Kenyon is well respected and liked by her students, fellow teachers and staff but it is perhaps her activities outside of school that have garnered the most attention.

Kenyon took a big part in bringing the prestigious Columbia University Teachers College Reading and Writing Project to her school.

The project aims at arming teachers with the latest and greatest teaching methods so they can help teach modern reading and writing techniques to their students.

Kenyon travels to New York at her own expense so she can attend the lectures and workshops at Columbia. She then takes it upon herself to spread that knowledge freely to her co-teachers so that John Baldwin Elementary gets the most up-to-date reading and writing education.

And she said that this extra credit work she does is even more important with so few education dollars to go around.

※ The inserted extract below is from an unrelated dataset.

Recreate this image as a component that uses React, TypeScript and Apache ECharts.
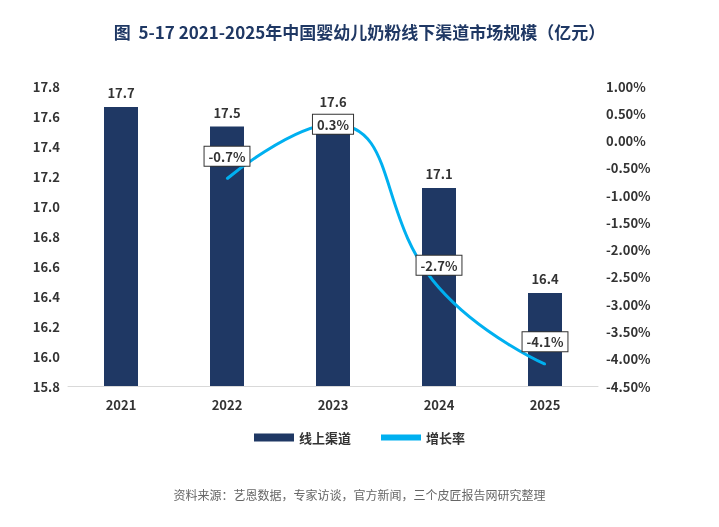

“This kind of work becomes more and more important as cuts continue because the lack of money for training [could] ruin teacher’s ability to learn,” said Kenyon. “We need to come together and support each other.”

She said she is grateful for the nomination. Despite the honor, however, Kenyon is quick to divert attention to her colleagues and to urge everyone involved to keep the quality of education high even as education spending is ground to an all time low.

Kenyon said she hopes to use her nomination as an opportunity to draw attention to that cause and maintain the quality of education that San Ramon is known for.

“We’re all in this together,” she said. “It takes a village.”